Thankful Thursday
Welcome Morning
There is joy
in all:
in the hair I brush each morning,
in the Cannon towel, newly washed,
that I rub my body with each morning,
in the chapel of eggs I cook
each morning,
in the outcry from the kettle
that heats my coffee
each morning,
in the spoon and the chair
that cry "hello there, Anne"
each morning,
in the godhead of the table
that I set my silver, plate, cup upon
each morning.
All this is God,
right here in my pea-green house
each morning
and I mean,
though often forget,
to give thanks,
to faint down by the kitchen table
in a prayer of rejoicing
as the holy birds at the kitchen window
peck into their marriage of seeds.
So while I think of it,
let me paint a thank-you on my palm
for this God, this laughter of the morning,
lest it go unspoken.
The Joy that isn't shared, I've heard,
dies young.
— Anne Sexton
from The Awful Rowing Toward God
Half my life ago, I clung to the confessionals: Sylvia Plath and Anne Sexton, poets who wrote openly about their struggles with life and the strong pull of death. Like many sad young women, I took Sexton's poem, Wanting to Die, as my own sort of prayer.
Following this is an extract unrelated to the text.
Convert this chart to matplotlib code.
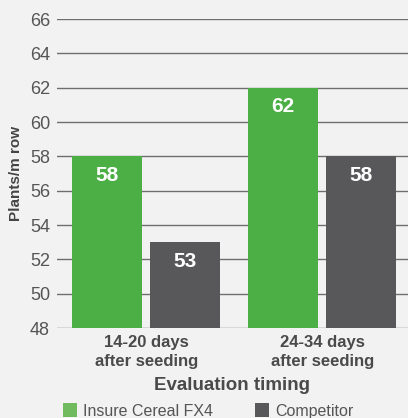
import matplotlib
matplotlib.use("Agg")
import matplotlib.pyplot as plt
from matplotlib.patches import Rectangle

categories = ["14-20 days\nafter seeding", "24-34 days\nafter seeding"]
series_names = ["Insure Cereal FX4", "Competitor"]
insure = [58, 62]
competitor = [53, 58]
yticks = [48, 50, 52, 54, 56, 58, 60, 62, 64, 66]

green = "#4caf45"
green_legend = "#70bb5e"
grey = "#58585a"
bg = "#f2f2f2"

plt.rcParams['font.family'] = ['Liberation Sans', 'DejaVu Sans']

W, H = 408, 418
fig = plt.figure(figsize=(W/100, H/100), dpi=100, facecolor=bg)
ax = fig.add_axes([57/W, 1-328/H, (W-57)/W, (328-19)/H])
ax.set_facecolor(bg)

x = list(range(len(categories)))
bw = 0.399
off = 0.222
b1 = ax.bar([i - off for i in x], insure, bw, color=green, zorder=3)
b2 = ax.bar([i + off for i in x], competitor, bw, color=grey, zorder=3)
for bars in (b1, b2):
    for r in bars:
        ax.text(r.get_x() + r.get_width()/2, r.get_height() - 0.55, f"{int(r.get_height())}",
                ha='center', va='top', color='white', fontsize=15, fontweight='bold', zorder=4)

ax.set_ylim(48, 66)
ax.set_xlim(-0.507, 1.487)
ax.set_yticks(yticks)
ax.yaxis.grid(True, color="#6e6e6e", linewidth=1.0, zorder=1)
ax.set_axisbelow(True)
for s in ax.spines.values():
    s.set_visible(False)
ax.tick_params(axis='y', length=0, pad=5, labelsize=13, labelcolor="#555555")
ax.set_xticks(x)
ax.set_xticklabels(categories, fontsize=12, fontweight='bold', color="#4a4a4a", linespacing=1.3)
ax.tick_params(axis='x', length=0, pad=5)
ax.set_ylabel("Plants/m row", fontsize=11, fontweight='bold', color="#444444", labelpad=5)
ax.set_xlabel("Evaluation timing", fontsize=13.5, fontweight='bold', color="#4a4a4a", labelpad=6)

# legend drawn manually
leg_colors = [green_legend, grey]
leg_x = [63, 255]
for name, c, lx in zip(series_names, leg_colors, leg_x):
    fig.patches.append(Rectangle((lx/W, 1-417/H), 14/W, 14/H, transform=fig.transFigure,
                                 facecolor=c, edgecolor='none'))
    fig.text((lx+20)/W, 1-416/H, name, ha='left', va='baseline', fontsize=11.5, color="#555555")

fig.savefig("out.png", dpi=100, facecolor=bg)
I traced the lines, knew its terrain as my own:
But suicides have a special language.
Like carpenters they want to know which tools.
They never ask why build.
I eventually grew up, and sometimes out, of suicidal contemplations. I grew away, too, from the raw, tell-all quality of confessional poets. I began, instead, to hedge and allude. Where once I was direct, I became vague, my emotional edges blunted. It's an evolution I question daily.
Is it the nature of age to soften with time? Today when I read Welcome Morning, I find a new Anne Sexton. One, like me, who sees variation in the gray. For this discovery, I am very thankful.